Kavuk Olayını Abartmanın Anlamı Yok!
Geleneksel Türk Tiyatrosu'nu temsil eden ve günümüze kadar gelmiş olan kavuk geleneği İsmail Dümbüllü'yle...

Rasim Öztekin kavukla ilgili “Kavuğu çok çabuk devretmek isterim ki bu gelenek sürsün. Bunu layık olana çabuk devrettiğim sürece bu gelenek sürecektir. Bu geleneğin sürmesi, daha önce bu kavuğu kazananlar için de iyi bir şey. Benden sonra bittiği zaman bu geleneğin bir anlamı kalmayacak çünkü. Kavuk müzeye gittiği zaman hiçbir anlamı kalmayacak. Dolayısıyla bu geleneğin sürmesi lazım” derken kendisine de bir özleştiri getiriyor. Yazının ilk paragrafında eleştirdiğim Öztekin’in şu anki konumu manevi anlamda kavuğun temsilini ifade etmiyordu, ki kendisi de bu açıklamasıyla söylediğimi doğruluyor. Yoğurt satıcısı bir emekçi olan Kel Hasan Efendi başındaki kavuğuyla sahneye çıkıp, İbiş karakterini canlandırdı ve zamanla politik hicivleri sakınmadan söyleyen bir tiyatro ustası oldu. Gelenek aslında kavuk değil, Kel Hasan’dan başlayarak –bizim bildiğimiz- toplumsal eleştiri kültürünü bir tiyatro sanatçısının devam ettirmesidir.

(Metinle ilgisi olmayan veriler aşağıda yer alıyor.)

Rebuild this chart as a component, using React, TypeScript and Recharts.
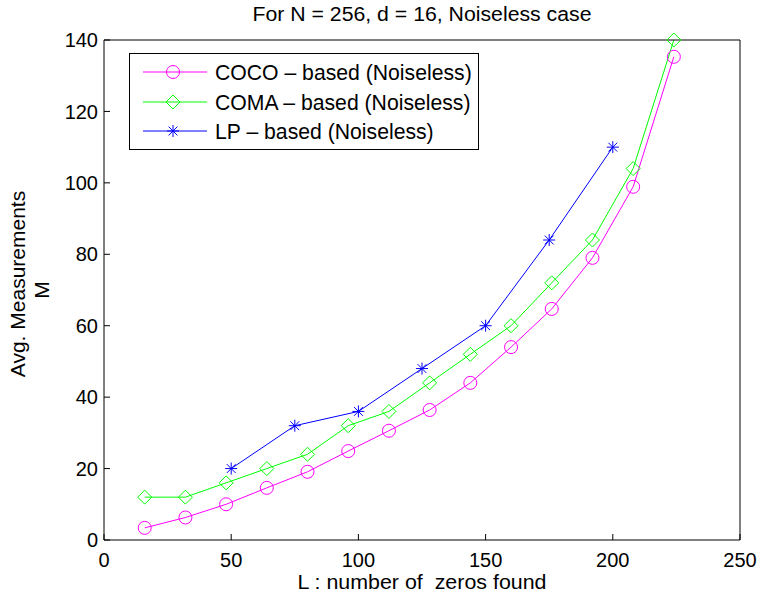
import React from 'react';
import { LineChart, Line, XAxis, YAxis, Legend } from 'recharts';

const COCO_L = [16, 32, 48, 64, 80, 96, 112, 128, 144, 160, 176, 192, 208, 224];
const COCO_M = [3.4, 6.3, 10, 14.6, 19.1, 24.9, 30.6, 36.4, 44, 54, 64.7, 79, 98.9, 135.3];
const COMA_L = [16, 32, 48, 64, 80, 96, 112, 128, 144, 160, 176, 192, 208, 224];
const COMA_M = [12, 12, 16, 20, 24, 32, 36, 44, 52, 60, 72, 84, 104, 140];
const LP_L = [50, 75, 100, 125, 150, 175, 200];
const LP_M = [20, 32, 36, 48, 60, 84, 110];

const X_TICKS = [0, 50, 100, 150, 200, 250];
const Y_TICKS = [0, 20, 40, 60, 80, 100, 120, 140];

const SERIES = [
  { name: 'COCO \u2013 based (Noiseless)', color: '#ff00ff', shape: 'circle' },
  { name: 'COMA \u2013 based (Noiseless)', color: '#00ff00', shape: 'diamond' },
  { name: 'LP \u2013 based (Noiseless)', color: '#0000ff', shape: 'star' },
];

const TITLE = 'For N = 256, d = 16, Noiseless case';
const X_LABEL = 'L : number of  zeros found';
const Y_LABEL_1 = 'Avg. Measurements';
const Y_LABEL_2 = 'M';

const toRows = (xs: number[], ys: number[]) => xs.map((x, i) => ({ x, y: ys[i] }));
const cocoData = toRows(COCO_L, COCO_M);
const comaData = toRows(COMA_L, COMA_M);
const lpData = toRows(LP_L, LP_M);

const FONT = '"Liberation Sans", Arial, Helvetica, sans-serif';
const W = 760;
const H = 594;
const PL = 104;
const PR = 740;
const PT = 40;
const PB = 540;
const TL = 6;

function Marker({ cx, cy, shape, color }: any) {
  if (cx == null || cy == null) return null;
  if (shape === 'circle') {
    return <circle cx={cx} cy={cy} r={6.5} fill="none" stroke={color} strokeWidth={1} />;
  }
  if (shape === 'diamond') {
    const s = 7;
    return (
      <polygon
        points={`${cx},${cy - s} ${cx + s},${cy} ${cx},${cy + s} ${cx - s},${cy}`}
        fill="none"
        stroke={color}
        strokeWidth={1}
      />
    );
  }
  const s = 6;
  const d = 4.4;
  return (
    <g stroke={color} strokeWidth={1}>
      <line x1={cx - s} y1={cy} x2={cx + s} y2={cy} />
      <line x1={cx} y1={cy - s} x2={cx} y2={cy + s} />
      <line x1={cx - d} y1={cy - d} x2={cx + d} y2={cy + d} />
      <line x1={cx - d} y1={cy + d} x2={cx + d} y2={cy - d} />
    </g>
  );
}

const makeDot = (shape: string, color: string) => (p: any) => (
  <Marker key={`dot-${shape}-${p.index}`} cx={p.cx} cy={p.cy} shape={shape} color={color} />
);

const BottomTick = (props: any) => {
  const { x, payload } = props;
  return (
    <g>
      <line x1={x} y1={PB} x2={x} y2={PB - TL} stroke="#000" strokeWidth={1} />
      <text x={x} y={567} textAnchor="middle" fontSize={20} fontFamily={FONT} fill="#000">
        {payload.value}
      </text>
    </g>
  );
};

const TopTick = (props: any) => {
  const { x } = props;
  return <line x1={x} y1={PT} x2={x} y2={PT + TL} stroke="#000" strokeWidth={1} />;
};

const LeftTick = (props: any) => {
  const { y, payload } = props;
  return (
    <g>
      <line x1={PL} y1={y} x2={PL + TL} y2={y} stroke="#000" strokeWidth={1} />
      <text x={98} y={y} dy="0.36em" textAnchor="end" fontSize={20} fontFamily={FONT} fill="#000">
        {payload.value}
      </text>
    </g>
  );
};

const RightTick = (props: any) => {
  const { y } = props;
  return <line x1={PR} y1={y} x2={PR - TL} y2={y} stroke="#000" strokeWidth={1} />;
};

const TitleLabel = () => (
  <text
    x={(PL + PR) / 2}
    y={21}
    textAnchor="middle"
    fontSize={20.5}
    fontFamily={FONT}
    fill="#000"
    textLength={339}
    lengthAdjust="spacingAndGlyphs"
  >
    {TITLE}
  </text>
);

const XLabel = () => (
  <text
    x={(PL + PR) / 2}
    y={589}
    textAnchor="middle"
    fontSize={21}
    fontFamily={FONT}
    fill="#000"
    style={{ whiteSpace: 'pre' }}
    textLength={249}
    lengthAdjust="spacingAndGlyphs"
  >
    {X_LABEL}
  </text>
);

const YLabel = () => {
  const cy = 284;
  return (
    <g fontFamily={FONT} fontSize={21} fill="#000">
      <text x={25} y={cy} textAnchor="middle" transform={`rotate(-90, 25, ${cy})`}>
        {Y_LABEL_1}
      </text>
      <text x={49} y={290} textAnchor="middle" transform={`rotate(-90, 49, 290)`}>
        {Y_LABEL_2}
      </text>
    </g>
  );
};

const LegendBox = () => {
  const rows = [19, 49, 78];
  return (
    <svg width={350} height={97} style={{ display: 'block' }}>
      <rect x={0.5} y={0.5} width={349} height={96} fill="#fff" stroke="#000" strokeWidth={1} />
      {SERIES.map((s, i) => (
        <g key={s.name}>
          <line x1={14} y1={rows[i]} x2={78} y2={rows[i]} stroke={s.color} strokeWidth={1} />
          <Marker cx={44} cy={rows[i]} shape={s.shape} color={s.color} />
          <text x={86} y={rows[i]} dy="0.36em" fontSize={21.2} fontFamily={FONT} fill="#000">
            {s.name}
          </text>
        </g>
      ))}
    </svg>
  );
};

export default function App() {
  return (
    <div style={{ width: W, height: H, background: '#fff' }}>
      <style>{'body{margin:0;background:#fff;}'}</style>
      <LineChart width={W} height={H} margin={{ top: 39, right: 19, bottom: 0, left: 0 }}>
        <XAxis
          xAxisId="b"
          type="number"
          dataKey="x"
          domain={[0, 250]}
          ticks={X_TICKS}
          orientation="bottom"
          height={54}
          axisLine={{ stroke: '#000', strokeWidth: 1 }}
          tickLine={false}
          tick={<BottomTick />}
          label={{ content: XLabel } as any}
        />
        <XAxis
          xAxisId="t"
          type="number"
          dataKey="x"
          domain={[0, 250]}
          ticks={X_TICKS}
          orientation="top"
          height={1}
          axisLine={{ stroke: '#000', strokeWidth: 1 }}
          tickLine={false}
          tick={<TopTick />}
          label={{ content: TitleLabel } as any}
        />
        <YAxis
          yAxisId="l"
          type="number"
          domain={[0, 140]}
          ticks={Y_TICKS}
          orientation="left"
          width={104}
          axisLine={{ stroke: '#000', strokeWidth: 1 }}
          tickLine={false}
          tick={<LeftTick />}
          label={{ content: YLabel } as any}
        />
        <YAxis
          yAxisId="r"
          type="number"
          domain={[0, 140]}
          ticks={Y_TICKS}
          orientation="right"
          width={1}
          axisLine={{ stroke: '#000', strokeWidth: 1 }}
          tickLine={false}
          tick={<RightTick />}
        />
        <Legend
          layout="vertical"
          align="center"
          verticalAlign="middle"
          content={() => <LegendBox />}
          wrapperStyle={{ left: 129, top: 53, width: 350, height: 97 }}
        />
        <Line
          xAxisId="b"
          yAxisId="l"
          data={cocoData}
          dataKey="y"
          name={SERIES[0].name}
          stroke={SERIES[0].color}
          strokeWidth={1}
          dot={makeDot('circle', SERIES[0].color)}
          activeDot={false}
          isAnimationActive={false}
        />
        <Line
          xAxisId="b"
          yAxisId="l"
          data={comaData}
          dataKey="y"
          name={SERIES[1].name}
          stroke={SERIES[1].color}
          strokeWidth={1}
          dot={makeDot('diamond', SERIES[1].color)}
          activeDot={false}
          isAnimationActive={false}
        />
        <Line
          xAxisId="b"
          yAxisId="l"
          data={lpData}
          dataKey="y"
          name={SERIES[2].name}
          stroke={SERIES[2].color}
          strokeWidth={1}
          dot={makeDot('star', SERIES[2].color)}
          activeDot={false}
          isAnimationActive={false}
        />
      </LineChart>
    </div>
  );
}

Kavuğun tarihsel hikayesine baktığımız zaman aslında kavuğun sahibinin modern meddah diyebileceğimiz bir isme verilmesi gerektiği aşikar. Fakat kavuğun simgesel anlamının gereğinden fazla büyütüldüğünü, hatta bu olay üzerinden ‘feminist’ bir kavgaya doğru yol alındığını görüyorum. Yirmi senedir tiyatro eleştirisi yazan bir eleştirmen olarak tiyatromuzun son çeyrek yüzyılına tanık oldum, olmaya devam ediyorum. Kavuk üzerinden modern kültür kavgası yaratmak, bu kavgayla gündem oluşturmak pek hoş durum değil. Sahnelerde izlediğim oyuncular arasından kavuğu kimin hak ettiği ile ilgili ya da kavuğu hangi erkek veya kadın oyuncuya vermek gerekir? gibi bir soruya cevap vermem gerekse, burada sadece üç beş oyuncuyu sıralayabilirim. Kavuğu alan kişinin sahnelerde politik/sanatsal bedel ödeyen insanlar arasından olması gerekir. İşte tam bu noktada İsmail Dümbüllü’ nün izinde Geleneksel Halk Tiyatrosu’nu yapan hemen herkes aslında bu kavuğun manevi sahibi demektir. Manevi sahibi diyorum, çünkü bu işin gerçeği kavuğu alıp başına geçirmek değil, kavuk devamlı başındaymış gibi sözünü esirgemeden sahnede sanatçı sorumluluğu taşıyabilmektir!